Kararlarımızın, yargılarımızın doğruluğuna güven duyabilmemiz için her şeyden önce bu kararlara, yargılara varmamızın örtük nedenlerini bulup ortaya çıkarmamız, zihnimizin derin çalışma düzeniyle tanışmamız gerekmez mi? Üyesi bulunduğumuz sınıfın, toplumun, bölgenin bireyleriyle başka sınıfların, toplumların, bölgelerin bireylerinden farklı düşünce ve kanılan paylaşmamız, bu gerekliliği tartışma götürmez bir açıklıkla ortaya koymuyor mu?
Zihnin en uygun koşullarda, en verimli, yaratıcı bir biçimde, nesnellikten, yansızlıktan ayrılmadan çalışmasını önleyen bütün engelleri aradan çıkarmadıkça zihnin bulanık, karmaşık, dağınık, çeşitli duygusallıkların etkisi altında bir takım gerçekdışı düşünceler üretmesini nasıl önleyebiliriz?
Zen bazı başka gizemci öğretiler gibi bir kaçış değil, yüreklilikle, gözüpeklikle yaşamın, gerçeğin göğüslenmesi, üstlenilmesi demektir; birtakım yalancı güvenceler vererek uyutmaya değil, bütün inançları güvenceleri elimizden alarak bizi uyandırmaya çalışır. Gözleme, yaşantıya dayanmayan her türlü inancın gerçekle aramıza giren bir engel oluşturduğunu fark etmiştir; gerçeği yorumlayan, çok defa saptıran, çarpıtan zihnimizle, derin benliğimizle, iç varlığımızla, iç yapımızla tanışmadıkça gerçeğe varılamayacağının bilincindedir.
Sokrat, kendi kendimizi tanımayı önerdiği zaman, bunun nasıl yapılabileceği, nasıl buraya varılabileceği konusunda sanıyorum ki yeterince ayrıntıya girmemiş. Zen gözüyle kendi kendini tanımak, zihnin derin çalışma düzeniyle, derindeki düşüncelerin akımıyla tanışmak, düşüncelerin bağımlılığını, düşüncelerin belirli düşünce yumaklarını izlediğini görüp anlamak demektir.

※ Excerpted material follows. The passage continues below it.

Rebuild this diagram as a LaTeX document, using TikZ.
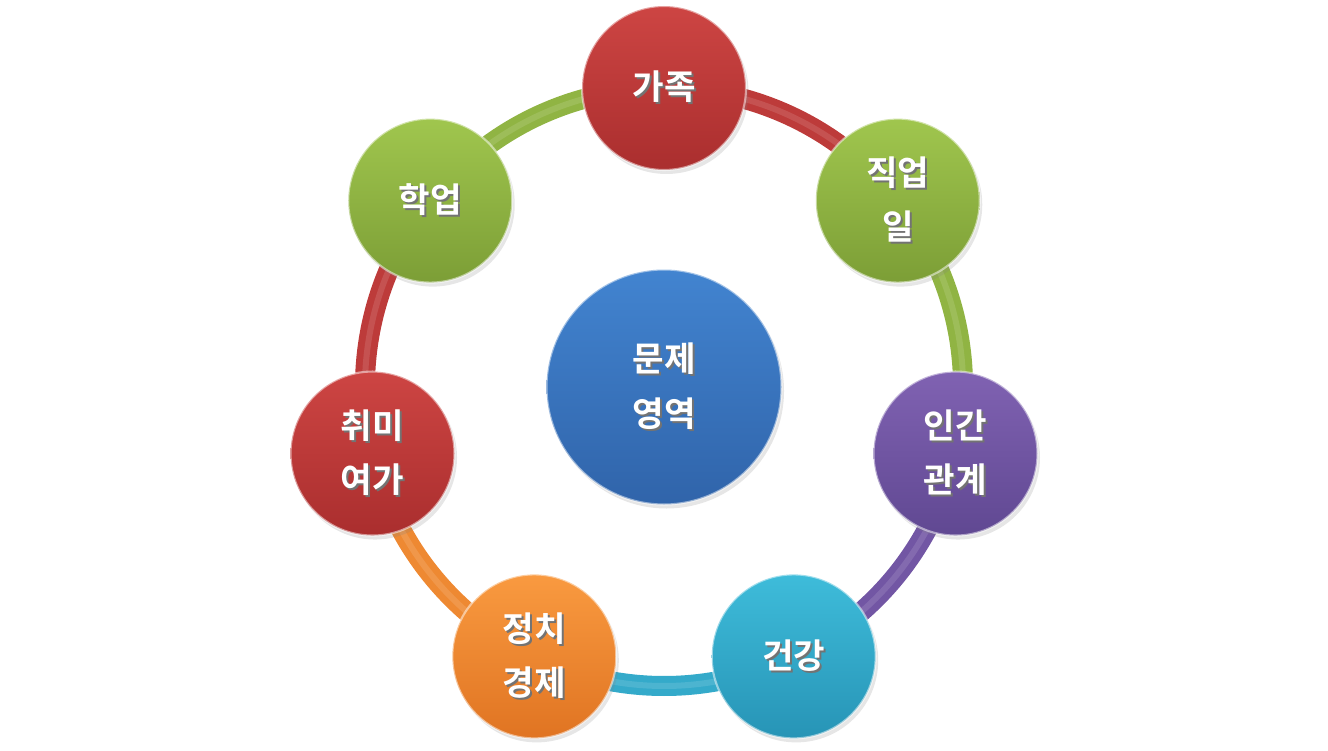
\documentclass[tikz,border=0pt]{standalone}
\usepackage{fontspec}
\setmainfont{Noto Sans CJK KR}[BoldFont={Noto Sans CJK KR Bold}]
\usetikzlibrary{shadows}

\pgfdeclarelayer{bg}
\pgfsetlayers{bg,main}

\definecolor{redtop}{HTML}{CD4543}
\definecolor{redbot}{HTML}{AA2E2E}
\definecolor{greentop}{HTML}{A0C64E}
\definecolor{greenbot}{HTML}{7C9E36}
\definecolor{purpletop}{HTML}{8062B2}
\definecolor{purplebot}{HTML}{604892}
\definecolor{cyantop}{HTML}{3EBCDA}
\definecolor{cyanbot}{HTML}{2794B6}
\definecolor{orangetop}{HTML}{F99A40}
\definecolor{orangebot}{HTML}{E07422}
\definecolor{bluetop}{HTML}{4284D0}
\definecolor{bluebot}{HTML}{3064AA}

% text with a soft shadow
\newcommand\ts[1]{\makebox[0pt][l]{\hspace{.04cm}\raisebox{-.04cm}{\textcolor{black!55}{#1}}}#1}

\tikzset{
  ball/.style={circle, minimum size=3.28cm, inner sep=0pt,
    top color=#1top, bottom color=#1bot,
    draw=white, draw opacity=.5, line width=1.2pt,
    drop shadow={opacity=.2, shadow xshift=.05cm, shadow yshift=-.08cm},
    text=white, align=center,
    font=\bfseries\fontsize{19.5}{31}\selectfont},
  tube/.style={draw=#1top!55!#1bot, line width=.4cm,
    postaction={draw=white, draw opacity=.12, line width=.12cm}},
}

\begin{document}
\begin{tikzpicture}[x=1cm,y=1cm]
  \useasboundingbox (0,0) rectangle (26.56,15);
  \coordinate (c) at (13.28,7.26);

  \node[ball=blue, minimum size=4.7cm] (area) at (c) {\ts{문제}\\\ts{영역}};

  \node[ball=red]    (family)   at ([shift={(90:5.98)}]c)     {\ts{가족}};
  \node[ball=green]  (job)      at ([shift={(38.57:5.98)}]c)  {\ts{직업}\\\ts{일}};
  \node[ball=purple] (relation) at ([shift={(-12.86:5.98)}]c) {\ts{인간}\\\ts{관계}};
  \node[ball=cyan]   (health)   at ([shift={(-64.29:5.98)}]c) {\ts{건강}};
  \node[ball=orange] (economy)  at ([shift={(-115.71:5.98)}]c){\ts{정치}\\\ts{경제}};
  \node[ball=red]    (hobby)    at ([shift={(-167.14:5.98)}]c){\ts{취미}\\\ts{여가}};
  \node[ball=green]  (study)    at ([shift={(141.43:5.98)}]c) {\ts{학업}};

  % ring behind the balls
  \begin{pgfonlayer}{bg}
    \draw[tube=red]    (family.center)   to[bend left=25.7,looseness=.9] (job.center);
    \draw[tube=green]  (job.center)      to[bend left=25.7,looseness=.9] (relation.center);
    \draw[tube=purple] (relation.center) to[bend left=25.7,looseness=.9] (health.center);
    \draw[tube=cyan]   (health.center)   to[bend left=25.7,looseness=.9] (economy.center);
    \draw[tube=orange] (economy.center)  to[bend left=25.7,looseness=.9] (hobby.center);
    \draw[tube=red]    (hobby.center)    to[bend left=25.7,looseness=.9] (study.center);
    \draw[tube=green]  (study.center)    to[bend left=25.7,looseness=.9] (family.center);
  \end{pgfonlayer}
\end{tikzpicture}
\end{document}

Ancak bu yolla düşüncelerimizde özgürlüğü kısıtlayan, düşüncelerimizi koşullayan nedenlerle tanışabilir, böylelikle de zihnimize yeni baştan özgürlüğünü kazandırma yoluna girmiş olabiliriz.
Zen Budizm öldükten sonraki yaşamımızla ilgili bir avunma değil, bir uyanma, gerçeği olduğu gibi, gerçeği gerçekliği içinde kavrayabilmek için bir eğitim, aldatılmadan, kandırılmadan, başkalarını da aldatmadan, kandırmadan gerçeğe katlanma yürekliliğini gösterebilecek kimselerin izleyebileceği bir yoldur. Gerçeğe gözlerini açmak, teybi silmek, yeniden kayıt yapabilecek duruma getirmek, yalnız onaylayan bir zihin değil, özgürce yem çözümlere, yeni anlayışlara, duygulara, akıldışına da açık yaratıcı bir zihinle kendine ve dünyaya bakmaktır.
Toplumsal düzen kaygusu insanların özgürce düşünmelerine, iyi ya da kötü kendi özgür istençleriyle kararlara, yargılara varmalarına karşı çıkan bir eğitim sistemi geliştirmiştir. En başta insanlar için neyin iyi neyin kötü olduğuna karar veren bir Tanrı inancı olmak üzere insan, derece derece, yalnız onu yaşamında yöneten, güdümleyen yöneticilere değil, inançlarına, kanılarına yön veren eğitimcilere, önderlere kamuoyu oluşturuculara gereksinim duyacak biçimde koşullandırılmıştır. Kendisine kabul ettirilen inançlarla kendisinden neler saklanmak istendiğini görüp anlayacak, olmayacak inançların ardında kendisine yalancı ve ucuz bir güvence bulacak biçimde eğitilmiştir.
Aslında hepimiz zihnimizi bağlayan bağları çözmekten korkuyoruz. Böyle bir girişimin çekinceleri bizi ürkütüyor. Ama gene de bir kez denenmeye değer soylu bir hedef bu.
Neyin gerçek neyin yalan olduğunu anlamak için bir yol var. Zihnin derin çalışma düzeniyle, kendi iç varlığının derinliğiyle tanışıp gerçeği gerçekliği içinde görebilecek biçimde uyanıp aydınlanmak.
İşte Zen’in önerisi bu! Öyle bir anda elinizin tersiyle geri çevirilecek bir öneri de değil.